His group has worked its way through boron clusters containing up to 20 atoms. Now they’re beginning to explore larger clusters.
“Our progress has been slow because we are dealing with bigger and bigger systems, and the calculation becomes more and more difficult,” he says. In large clusters the electrons get crowded, their spectra are harder to decipher, and the number of possible arrangements of the atoms increases exponentially.
The effort is worthwhile both for the basic knowledge of quantum chemistry it will provide and for the potential payoff: Because of their chemistry, boron structures could be good at safely storing hydrogen fuel.

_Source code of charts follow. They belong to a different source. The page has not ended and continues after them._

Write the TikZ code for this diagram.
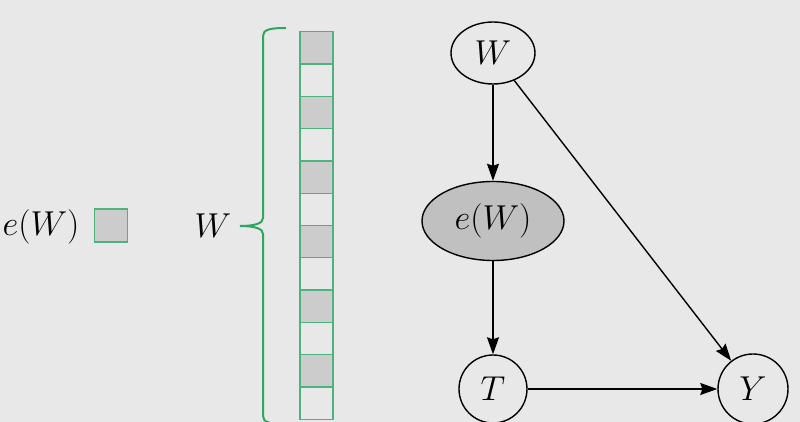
\documentclass[tikz,border=0pt]{standalone}
\usepackage{amsmath}
\usepackage{xcolor}
\usetikzlibrary{arrows.meta,shapes.geometric,positioning}

\definecolor{bggray}{HTML}{E8E8E8}
\definecolor{cellgray}{HTML}{CCCCCC}
\definecolor{nodegray}{HTML}{C0C0C0}
\definecolor{cellgreen}{HTML}{4DB37A}
\definecolor{bracegreen}{HTML}{2FA55F}

\begin{document}
\begin{tikzpicture}[x=0.5pt,y=-0.5pt,>={Stealth[length=8.5pt,width=6pt,inset=1pt]},
  line width=0.7pt,
  main node/.style={draw,inner sep=0pt,font=\LARGE},
  cell/.style={draw=cellgreen,line width=0.65pt}]

  \useasboundingbox[fill=bggray] (0,0) rectangle (800,422);

  % left legend
  \node[font=\LARGE] (eWlabel) at (41,227) {$e(W)$};
  \node[cell,fill=cellgray,minimum size=16.5pt,inner sep=0pt] (eWbox) at (111,225.5) {};

  % column of entries
  \node[font=\LARGE] (Wlabel) at (213,226) {$W$};
  \draw[bracegreen,line width=1pt] (286,28) .. controls (270,28) and (263,29.5) .. (263,36)
    -- (263,218) .. controls (263,223) and (256,226) .. (240,226)
    .. controls (256,226) and (263,229) .. (263,234)
    -- (263,416) .. controls (263,422.5) and (270,424) .. (286,424);
  \foreach \i in {0,2,...,10}
    \fill[cellgray] (300,31.7+32.3*\i) rectangle +(33,32.3);
  \foreach \i in {0,...,11}
    \draw[cell] (300,31.7+32.3*\i) rectangle +(33,32.3);

  % graph
  \node[main node,ellipse,minimum width=42pt,minimum height=31pt] (W) at (493,53) {$W$};
  \node[main node,ellipse,fill=nodegray,minimum width=71pt,minimum height=39.5pt] (eW) at (493,221) {$e(W)$};
  \node[main node,circle,minimum size=34pt] (T) at (493,389) {$T$};
  \node[main node,circle,minimum size=35pt] (Y) at (753,389) {$Y$};

  \path[->]
    (W)  edge (eW)
         edge (Y)
    (eW) edge (T)
    (T)  edge (Y);

\end{tikzpicture}
\end{document}
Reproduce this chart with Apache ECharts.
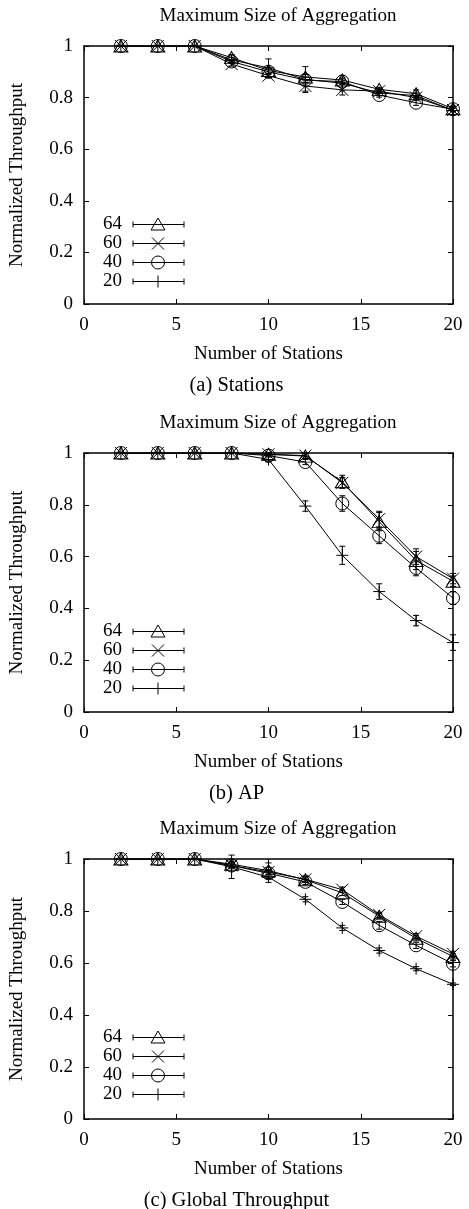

So far, none of Wang’s boron clusters can survive outside of the vacuum tube. He hopes one of the larger clusters will turn out to be as sturdy and stable as buckyball, the soccer ball-like cluster of 60 carbon atoms that was discovered in the 1980s.
Buckyball looks cool. It has also sparked a technological revolution. When they’re opened up into flat sheets, buckyballs form graphene, which looks much like naturally-occurring graphite. Roll a single layer of graphene into a tube and you get a nanotube, the microscopic structure that has become a pillar of the nanotechnology industry.
“Our research is very much in that spirit,” says Wang. “We’d like to discover something which can survive in the real world, like the buckyball. Buckyball was discovered in exactly the same way, but it turned out that it is super stable. You can put it in a bottle.
“I don’t think we have discovered such a thing yet. But that remains one of our dreams.”